With “Blonde” being the number 3 hair trend of the Fall season, according to Elle, I thought I should forewarn women of the damage that ensues once you go bleach blonde, from my personal experience. Yes, I used to be bleached blonde. “Platinum” if you will. It was absolutely awesome—blondes DO have more fun—but it wreaked havoc on my strands and would have wreaked havoc on my bank account, too, if I weren’t working in the salon! Below is my Before & After: sleek platinum locks (circa July 2011) to tousled natural waves (circa October 2012)

If you’re an avid Twitter bug, then I’m sure you’ve heard of OscarPRGirl, aka Erika Bearman. She is the Director of Communications for Oscar de la Renta, and is fawned over as she Tweets the goings-on within de la Renta’s design atelier. Last week, Bearman took the plunge and underwent a total transformation going from an espresso brunette to icy pale blonde. Vogue documented her whole experience here.

Undergoing this drastic of a change does much more than just change your outward appearance. Once the bleaching agent is applied, it penetrates the hair shaft in order to alter and strip your strands’ natural color. The chemicals force open your strands’ cuticle scales making your hair more porous, meaning that your hair won’t hold color as well and moisture as well as it did before. If you’ve ever heard a stylist say, “My hair drops color quickly” or “My ends feel like straw” it’s typically because they have bleached their hair at one point or another and they are facing the aftermath.
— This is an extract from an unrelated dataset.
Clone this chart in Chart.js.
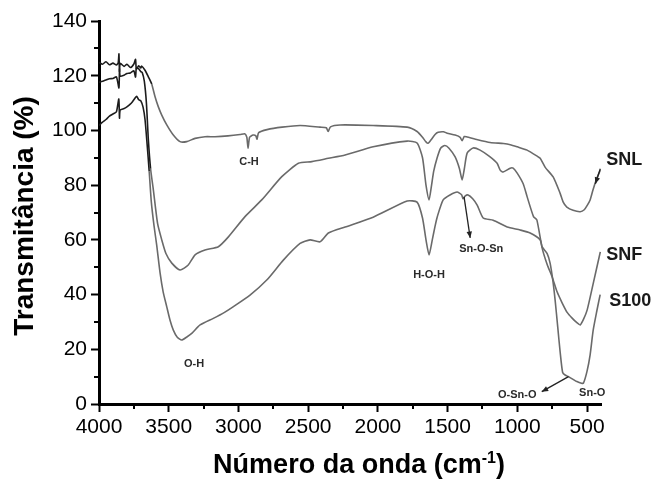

With platinum locks come a platinum price: the ultimate upkeep. After you’ve undergone the process, you will face maintenance in the most costly ways: moisture treatments, non-color depositing products, non-yellowing products, altering your shampooing habits (decrease to help retain moisture), frequent root touch ups depending on hair growth, salon trips for toner touch ups, etc.

Things to Consider Before Heading to the Salon:

1. Realize that it’s a Commitment

Talk about Maintenance!! Transforming your look to this near-zero pigment is difficult to maintain. Shampoos, hairsprays, gels, and oils can all cause yellowing or brassiness to occur. Be diligent when buying products—look for clear liquids and gels with NO pigment. Expect to make occasional trips to the salon for a toner treatment in-between full dye jobs to keep your look icy—not brassy.

2. It’s a Financial Investment

If your hair grows quickly, be prepared to be shelling out cash to maintain your tresses. As I would get my roots done at my former salon employer, I would ask how much my appointment would cost as a paying customer. I was astounded to learn that women actually pay upwards of $400 to have their strands professionally stripped of all pigment! Granted, I was working at an upscale fashion-forward downtown salon, but know that the upkeep and initial appointment may cost more than you think.

3. It’s Damaging to Your Strands

“Once you bleach […] you’ve altered the strength of your hair, making it weaker. If you add blow drying and styling on top of bleaching, you can really damage your ‘do, causing hair breakage, a dull look, and split ends” (CBS News). Not to mention the straw-like feel and texture your ends will have after 6 months of upkeep. Did I mention that your hair will be significantly more porous? Sorry to ruin the surprise, but if you don’t like how you look with bleached tresses it will be nothing but an uphill battle to grow it out. Once color is applied over the porous strands, color will “drop” over the course of 5 shampoos or less (this often results in an unintended ombre). Overall: Your Hair Will Change in Texture, Moisture level, and Thickness/fullness.

4. Your Wardrobe May Need Tweaking

Ok, so no woman needs an excuse to go shopping, but undergoing a drastic change in hair color may change how you look at your clothes. When I was platinum I felt I could never wear pastels, white, or any light colors for that matter. I opted for darks, a lot of black, and jewel tones because of the high contrast it provided. While I don’t generally wear pastels because I’m very fair, the white-blonde hair made me almost monochromatic so I never even wanted to wear white.

  • Also note that your skin tone may look different in the mirror as well. My blonde strands enhanced the pinky tones in my skin whenever I blushed or had a sunburn.